Daydreams of the tropical paradise of Hawaiʻi rarely include snow in the imagery, but nearly every year, a beautiful white blanket covers the highest peaks in the state for at least a few days. However, systematic observations of snowfall and the snow cover dimensions on Mauna Kea and Mauna Loa are practically nonexistent.

A group of climate modelers led by Chunxi Zhang from the International Pacific Research Center (IPRC) at the University of Hawaiʻi at Mānoa used satellite images to quantify recent snow cover distributions patterns. They developed a regional climate model to simulate the present-day snowfalls and then to project future Hawaiian snowfalls.

Their results, accepted for publication in Earth’s Future, a journal of the American Geophysical Union, indicate that the two volcano summits are typically snow-covered at least 20 days each winter, on average, but that the snow cover will nearly disappear by the end of the century.

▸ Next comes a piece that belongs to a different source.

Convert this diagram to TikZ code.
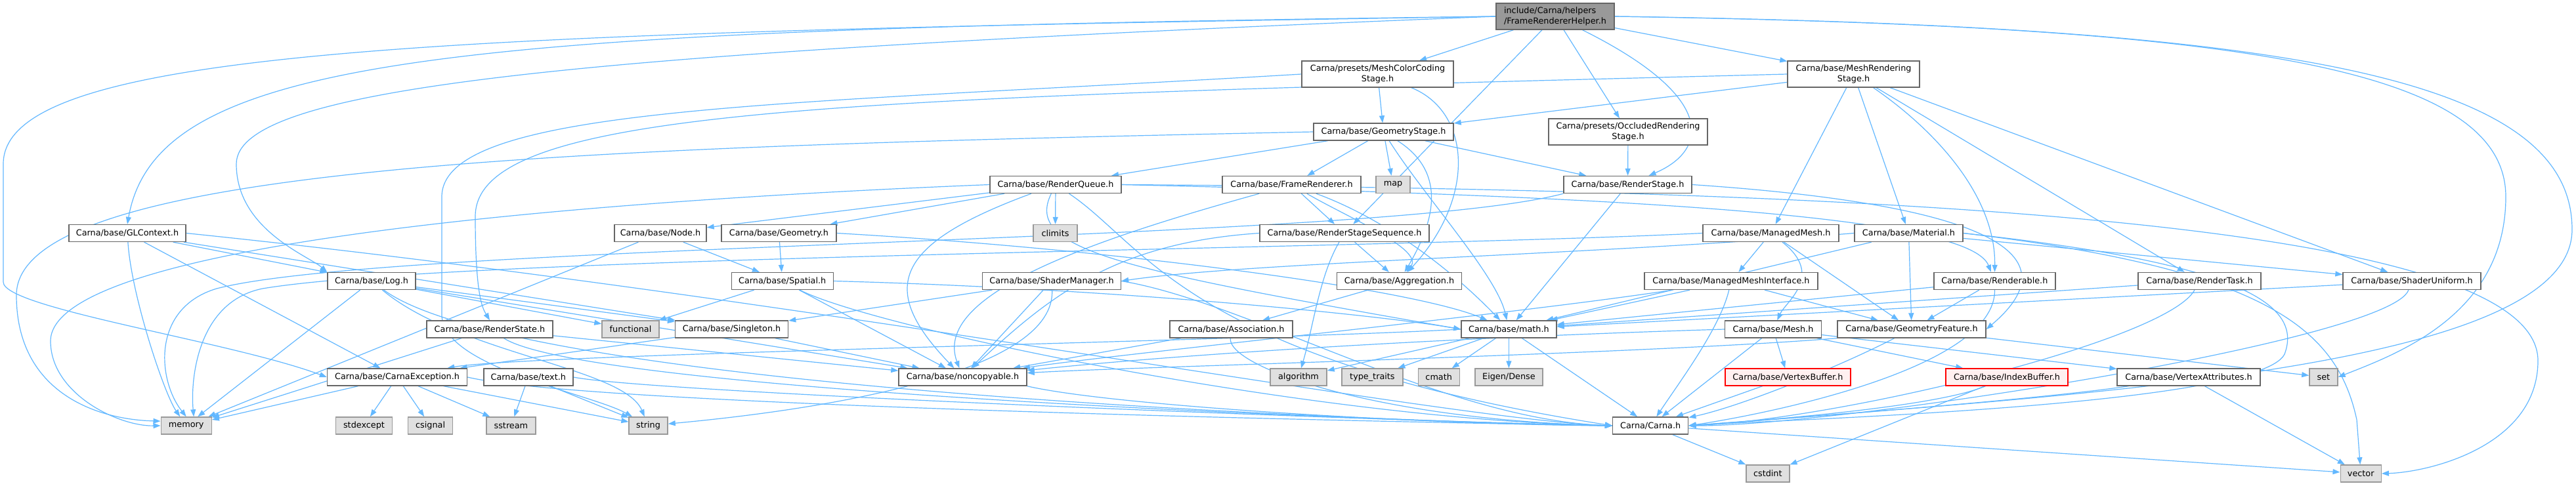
\documentclass[tikz,border=0pt]{standalone}
\usepackage{fontspec}
\setmainfont{DejaVu Sans}
\usetikzlibrary{arrows.meta,backgrounds}
\definecolor{edgec}{HTML}{63B8FF}
\definecolor{boxline}{HTML}{666666}
\definecolor{extfill}{HTML}{E0E0E0}
\definecolor{extline}{HTML}{999999}
\definecolor{rootfill}{HTML}{999999}
\definecolor{redline}{HTML}{FF0000}
\definecolor{redfill}{HTML}{FFF0F0}
\tikzset{
  hdr/.style={draw=boxline, fill=white, line width=1.4pt, inner sep=0pt, align=center,
    font=\fontsize{12.8}{16.7}\selectfont, minimum height=26},
  hdrtwo/.style={hdr, minimum height=40},
  ext/.style={hdr, draw=extline, fill=extfill},
  redbox/.style={hdr, draw=redline, fill=redfill},
  rootbox/.style={hdr, fill=rootfill, minimum height=40, align=left},
  dep/.style={draw=edgec, line width=1.2pt, -{Triangle[length=11pt,width=8pt]}}
}
\begin{document}
\begin{tikzpicture}[x=1pt,y=-1pt]
\useasboundingbox (0,0) rectangle (3924,740);
% row 0
\node[rootbox, minimum width=180] (R) at (2369,25) {include/Carna/helpers\\/FrameRendererHelper.h};
% row 1
\node[hdrtwo, minimum width=231] (MCC) at (2098.5,113) {Carna/presets/MeshColorCoding\\Stage.h};
\node[hdrtwo, minimum width=201] (MRS) at (2823.5,113) {Carna/base/MeshRendering\\Stage.h};
% row 2
\node[hdr, minimum width=213] (GS) at (2107.5,201) {Carna/base/GeometryStage.h};
\node[hdrtwo, minimum width=242] (ORS) at (2480,201) {Carna/presets/OccludedRendering\\Stage.h};
% row 3
\node[hdr, minimum width=200] (RQ) at (1608,281.5) {Carna/base/RenderQueue.h};
\node[hdr, minimum width=211] (FR) at (1967.5,281.5) {Carna/base/FrameRenderer.h};
\node[ext, minimum width=52] (map) at (2122,281.5) {map};
\node[hdr, minimum width=195] (RS) at (2479.5,281.5) {Carna/base/RenderStage.h};
% row 4
\node[hdr, minimum width=178] (GLC) at (194,355.5) {Carna/base/GLContext.h};
\node[hdr, minimum width=140] (Node) at (1006,355.5) {Carna/base/Node.h};
\node[hdr, minimum width=175] (Geo) at (1186.5,355.5) {Carna/base/Geometry.h};
\node[ext, minimum width=67] (climits) at (1607.5,355.5) {climits};
\node[hdr, minimum width=258] (RSS) at (2048,355.5) {Carna/base/RenderStageSequence.h};
\node[hdr, minimum width=207] (MM) at (2697.5,355.5) {Carna/base/ManagedMesh.h};
\node[hdr, minimum width=165] (Mat) at (2907.5,355.5) {Carna/base/Material.h};
% row 5
\node[hdr, minimum width=134] (Log) at (566,428.5) {Carna/base/Log.h};
\node[hdr, minimum width=155] (Spa) at (1191.7,428.5) {Carna/base/Spatial.h};
\node[hdr, minimum width=211] (SM) at (1602,428.5) {Carna/base/ShaderManager.h};
\node[hdr, minimum width=190] (Agg) at (2131.5,428.5) {Carna/base/Aggregation.h};
\node[hdr, minimum width=264] (MMI) at (2637,428.5) {Carna/base/ManagedMeshInterface.h};
\node[hdr, minimum width=185] (Rend) at (3038.3,428.5) {Carna/base/Renderable.h};
\node[hdr, minimum width=187] (RT) at (3350.5,428.5) {Carna/base/RenderTask.h};
\node[hdr, minimum width=210] (SU) at (3674,428.5) {Carna/base/ShaderUniform.h};
% row 6
\node[hdr, minimum width=192] (RSt) at (746,502) {Carna/base/RenderState.h};
\node[ext, minimum width=87] (func) at (960.5,502) {functional};
\node[hdr, minimum width=172] (Sing) at (1114.6,502) {Carna/base/Singleton.h};
\node[hdr, minimum width=187] (Assoc) at (1875.5,502) {Carna/base/Association.h};
\node[hdr, minimum width=145] (math) at (2298.4,502) {Carna/base/math.h};
\node[hdr, minimum width=147] (Mesh) at (2701,502) {Carna/base/Mesh.h};
\node[hdr, minimum width=226] (GF) at (2912,502) {Carna/base/GeometryFeature.h};
% row 7
\node[hdr, minimum width=213] (CE) at (605,575) {Carna/base/CarnaException.h};
\node[hdr, minimum width=136] (text) at (804.8,575) {Carna/base/text.h};
\node[hdr, minimum width=195] (nonc) at (1466.5,575) {Carna/base/noncopyable.h};
\node[ext, minimum width=86] (algo) at (1978,575) {algorithm};
\node[ext, minimum width=93] (tt) at (2090.4,575) {type\_traits};
\node[ext, minimum width=63] (cmath) at (2191.7,575) {cmath};
\node[ext, minimum width=103] (eigen) at (2298.4,575) {Eigen/Dense};
\node[redbox, minimum width=191] (VB) at (2723.4,575) {Carna/base/VertexBuffer.h};
\node[redbox, minimum width=186] (IB) at (3057,575) {Carna/base/IndexBuffer.h};
\node[hdr, minimum width=218] (VA) at (3334,575) {Carna/base/VertexAttributes.h};
\node[ext, minimum width=43] (set) at (3539.4,575) {set};
% row 8
\node[ext, minimum width=77] (memory) at (283.7,649) {memory};
\node[ext, minimum width=86] (stdexcept) at (554.5,649) {stdexcept};
\node[ext, minimum width=68] (csignal) at (655.6,649) {csignal};
\node[ext, minimum width=75] (sstream) at (778.4,649) {sstream};
\node[ext, minimum width=59] (string) at (987.6,649) {string};
\node[hdr, minimum width=115] (CH) at (2514.2,649) {Carna/Carna.h};
% row 9
\node[ext, minimum width=66] (cstdint) at (2692.8,722) {cstdint};
\node[ext, minimum width=62] (vector) at (3596.2,722) {vector};

\begin{scope}[on background layer]
\fill[white] (0,0) rectangle (3924,740);
% ---- edges from root
\draw[dep] (R) -- (MCC);
\draw[dep] (R) -- (MRS);
\draw[dep] (R) -- (ORS);
\draw[dep] (R) -- (RSS);
\draw[dep] (R) .. controls (2620,150) and (2600,230) .. (RS);
\draw[dep] (R.west) .. controls (700,45) and (240,80) .. (GLC.north);
\draw[dep] (R.west) .. controls (700,50) and (5,70) .. (5,250) -- (5,430) .. controls (5,470) and (350,520) .. (CE.west);
\draw[dep] (R.west) .. controls (900,80) and (360,130) .. (360,250) .. controls (360,350) and (470,390) .. (Log.north west);
\draw[dep] (R.east) .. controls (3400,40) and (3817,100) .. (3817,300) .. controls (3817,480) and (3650,540) .. (set.east);
\draw[dep] (R.east) .. controls (3500,40) and (3918,120) .. (3918,350) .. controls (3918,560) and (3200,600) .. (CH.east);
% ---- MCC
\draw[dep] (MCC) -- (GS);
\draw[dep] (MCC) .. controls (2240,170) and (2250,300) .. (Agg);
\draw[dep] (MCC.west) .. controls (1200,160) and (673,160) .. (673,300) -- (673,480) .. controls (673,560) and (900,600) .. (string);
% ---- MRS
\draw[dep] (MRS) -- (GS);
\draw[dep] (MRS) -- (MM);
\draw[dep] (MRS) -- (Mat);
\draw[dep] (MRS) .. controls (2950,200) and (3040,300) .. (Rend);
\draw[dep] (MRS) -- (RT);
\draw[dep] (MRS) -- (SU);
\draw[dep] (MRS.west) .. controls (1300,150) and (724,160) .. (724,330) .. controls (724,450) and (735,470) .. (RSt.north);
% ---- ORS
\draw[dep] (ORS) -- (RS);
% ---- GS
\draw[dep] (GS) -- (RQ);
\draw[dep] (GS) -- (FR);
\draw[dep] (GS) -- (map);
\draw[dep] (GS) .. controls (2170,300) and (2280,420) .. (math);
\draw[dep] (GS) .. controls (2200,260) and (2190,330) .. (Agg);
\draw[dep] (GS) -- (RS);
\draw[dep] (GS.west) .. controls (900,224) and (25,250) .. (25,450) .. controls (25,600) and (150,640) .. (memory.170);
% ---- RS
\draw[dep] (RS) -- (math);
\draw[dep] (RS.south west) .. controls (2100,370) and (600,370) .. (330,440) .. controls (230,470) and (240,580) .. (memory.north);
\draw[dep] (RS.east) .. controls (3000,310) and (3170,380) .. (GF.east);
% ---- RQ
\draw[dep] (RQ) -- (Node);
\draw[dep] (RQ) -- (Geo);
\draw[dep] (RQ) -- (climits);
\draw[dep] (RQ.west) .. controls (800,310) and (77,380) .. (77,520) .. controls (77,600) and (180,650) .. (memory.west);
\draw[dep] (RQ) .. controls (1360,373) and (1337,440) .. (nonc);
\draw[dep] (RQ) .. controls (1560,380) and (1700,410) .. (math.west);
\draw[dep] (RQ) .. controls (1745,373) and (1809,547) .. (CH.west);
\draw[dep] (RQ.east) .. controls (2500,300) and (3000,330) .. (Rend);
\draw[dep] (RQ.east) .. controls (3000,290) and (3866,350) .. (3866,550) .. controls (3866,680) and (3700,720) .. (vector.east);
% ---- FR
\draw[dep] (FR) -- (RSS);
\draw[dep] (FR) .. controls (1656,368) and (1420,450) .. (nonc);
\draw[dep] (FR) .. controls (2100,330) and (2200,400) .. (math);
\draw[dep] (FR) .. controls (2050,330) and (2170,380) .. (Agg);
% ---- RSS
\draw[dep] (RSS) -- (Agg);
\draw[dep] (RSS) .. controls (2010,420) and (2000,500) .. (algo);
\draw[dep] (RSS.west) .. controls (1700,370) and (1600,450) .. (nonc);
% ---- GLC
\draw[dep] (GLC.east) .. controls (1200,450) and (2200,640) .. (CH.west);
\draw[dep] (GLC) -- (Sing);
\draw[dep] (GLC) .. controls (200,450) and (250,600) .. (memory);
\draw[dep] (GLC) -- (CE);
\draw[dep] (GLC) -- (Log);
% ---- Log
\draw[dep] (Log) .. controls (800,600) and (2200,645) .. (CH.west);
\draw[dep] (Log) -- (nonc);
\draw[dep] (Log) -- (Sing);
\draw[dep] (Log) -- (memory);
\draw[dep] (Log) .. controls (700,540) and (950,560) .. (string);
\draw[dep] (Log) -- (func);
% ---- Node, Geometry, Spatial
\draw[dep] (Node) -- (Spa);
\draw[dep] (Node) -- (memory);
\draw[dep] (Geo) -- (Spa);
\draw[dep] (Geo.east) .. controls (1700,380) and (2150,440) .. (math);
\draw[dep] (Spa) .. controls (1331,500) and (2000,640) .. (CH.west);
\draw[dep] (Spa) -- (nonc);
\draw[dep] (Spa.east) .. controls (1700,440) and (2100,480) .. (math.west);
\draw[dep] (Spa) -- (func);
% ---- ShaderManager
\draw[dep] (SM) -- (Sing);
\draw[dep] (SM) -- (nonc);
\draw[dep] (SM) .. controls (1608,560) and (1300,620) .. (string);
\draw[dep] (SM.east) .. controls (1900,460) and (2200,640) .. (CH.west);
% ---- Aggregation / Association
\draw[dep] (Agg) -- (Assoc);
\draw[dep] (Assoc) -- (nonc);
\draw[dep] (Assoc) .. controls (1870,560) and (2100,640) .. (CH.west);
% ---- ManagedMesh etc.
\draw[dep] (MM) -- (MMI);
\draw[dep] (MM) .. controls (2780,420) and (2720,460) .. (Mesh);
\draw[dep] (MM) -- (GF);
\draw[dep] (MM.west) .. controls (2100,380) and (700,390) .. (400,440) .. controls (300,460) and (290,580) .. (memory.50);
\draw[dep] (MMI) -- (GF);
\draw[dep] (MMI) -- (math);
\draw[dep] (MMI) .. controls (2300,480) and (1700,540) .. (nonc);
\draw[dep] (MMI) .. controls (2620,500) and (2560,580) .. (CH);
\draw[dep] (Mat) -- (GF);
\draw[dep] (Mat) -- (SU);
\draw[dep] (Mat.west) .. controls (2400,390) and (1900,400) .. (SM.east);
\draw[dep] (Mat) -- (math);
\draw[dep] (Mat.east) .. controls (3400,400) and (3510,460) .. (3480,540) .. controls (3440,620) and (2700,640) .. (CH.east);
\draw[dep] (Mat.east) .. controls (3450,410) and (3560,500) .. (3590,640) -- (vector);
\draw[dep] (Rend) -- (GF);
\draw[dep] (Rend) -- (math);
\draw[dep] (Rend) .. controls (3040,560) and (2700,630) .. (CH.east);
\draw[dep] (RT) -- (math);
\draw[dep] (RT) .. controls (3300,520) and (2800,640) .. (CH.east);
\draw[dep] (SU) .. controls (3640,520) and (2800,650) .. (CH.east);
\draw[dep] (SU) -- (math);
% ---- row 6
\draw[dep] (Sing) -- (nonc);
\draw[dep] (Sing) -- (CE);
\draw[dep] (RSt) .. controls (900,600) and (2200,645) .. (CH.west);
\draw[dep] (RSt) -- (nonc);
\draw[dep] (RSt) -- (memory);
\draw[dep] (math) -- (CH);
\draw[dep] (math.west) .. controls (1900,520) and (800,540) .. (CE);
\draw[dep] (math) -- (algo);
\draw[dep] (math) -- (tt);
\draw[dep] (math) -- (cmath);
\draw[dep] (math) -- (eigen);
\draw[dep] (Mesh) -- (VB);
\draw[dep] (Mesh) -- (IB);
\draw[dep] (Mesh) -- (VA);
\draw[dep] (Mesh) -- (CH);
\draw[dep] (Mesh.west) .. controls (2200,515) and (1800,540) .. (nonc);
\draw[dep] (GF) -- (set);
\draw[dep] (GF) .. controls (2800,560) and (2650,620) .. (CH);
\draw[dep] (GF.south west) .. controls (2500,540) and (1700,560) .. (nonc);
% ---- row 7
\draw[dep] (CE.east) .. controls (900,620) and (2200,645) .. (CH.west);
\draw[dep] (CE) -- (memory);
\draw[dep] (CE) -- (stdexcept);
\draw[dep] (CE) -- (csignal);
\draw[dep] (CE) -- (sstream);
\draw[dep] (CE) -- (string);
\draw[dep] (text.east) .. controls (1000,600) and (2200,645) .. (CH.west);
\draw[dep] (text) -- (sstream);
\draw[dep] (text) -- (string);
\draw[dep] (nonc.south east) .. controls (1700,620) and (2200,648) .. (CH.west);
\draw[dep] (VB) -- (CH);
\draw[dep] (IB) .. controls (2950,620) and (2700,640) .. (CH.east);
\draw[dep] (IB) -- (cstdint);
\draw[dep] (VA) .. controls (3100,610) and (2700,640) .. (CH.east);
\draw[dep] (VA) -- (vector);
% ---- Carna.h
\draw[dep] (CH) -- (cstdint);
\draw[dep] (CH) -- (vector);
\end{scope}
\end{tikzpicture}
\end{document}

Long term annual snowfall on Mauna Loa and Mauna Kea on Hawaiʻi Island. a) Current average snowfall (in mm of liquid water equivalent) b) Projected snowfall by 2100, from model run with moderate emissions scenario. Topographic contour interval is 200 m.
Credit: Zhang et al

To evaluate the current situation, Zhang and his colleagues examined surface composition data retrieved from satellite imagery of Hawaiʻi Island from 2000 to 2015 to construct a daily index of snow cover. They used this data compilation to evaluate the quality of their regional atmospheric climate model, based on global climate projections that included several scenarios of anticipated climate change. Zhang then ran simulations representative of the end of the 21st century, assuming a moderate business-as-usual scenario for greenhouse gas emissions projections, to establish how long Hawaiʻi might enjoy its occasional glimpses of white-topped mountains.

“We recognized that Hawaiian snow has an aesthetic and recreational value, as well as a cultural significance, for residents and visitors,” explained Zhang. “So, we decided to examine just what the implications of future climate change would be for future snowfall in Hawaiʻi.” Unfortunately, the projections suggest that future average winter snowfall will be 10 times less than present day amounts, virtually erasing all snow cover.

The findings were not a total surprise, with future projections showing that even with moderate climate warming, air temperatures over the higher altitudes increase even more than at sea level, and that, on average, fewer winter storm systems will impact the state. However, the group’s new method for establishing the current snow cover on these Hawaiian mountains provides another avenue for monitoring the progression of climate change in the region. Ultimately, this study also illustrates the benefits of the recent trend in model downscaling, highlighting the regional and local effects of global climate change.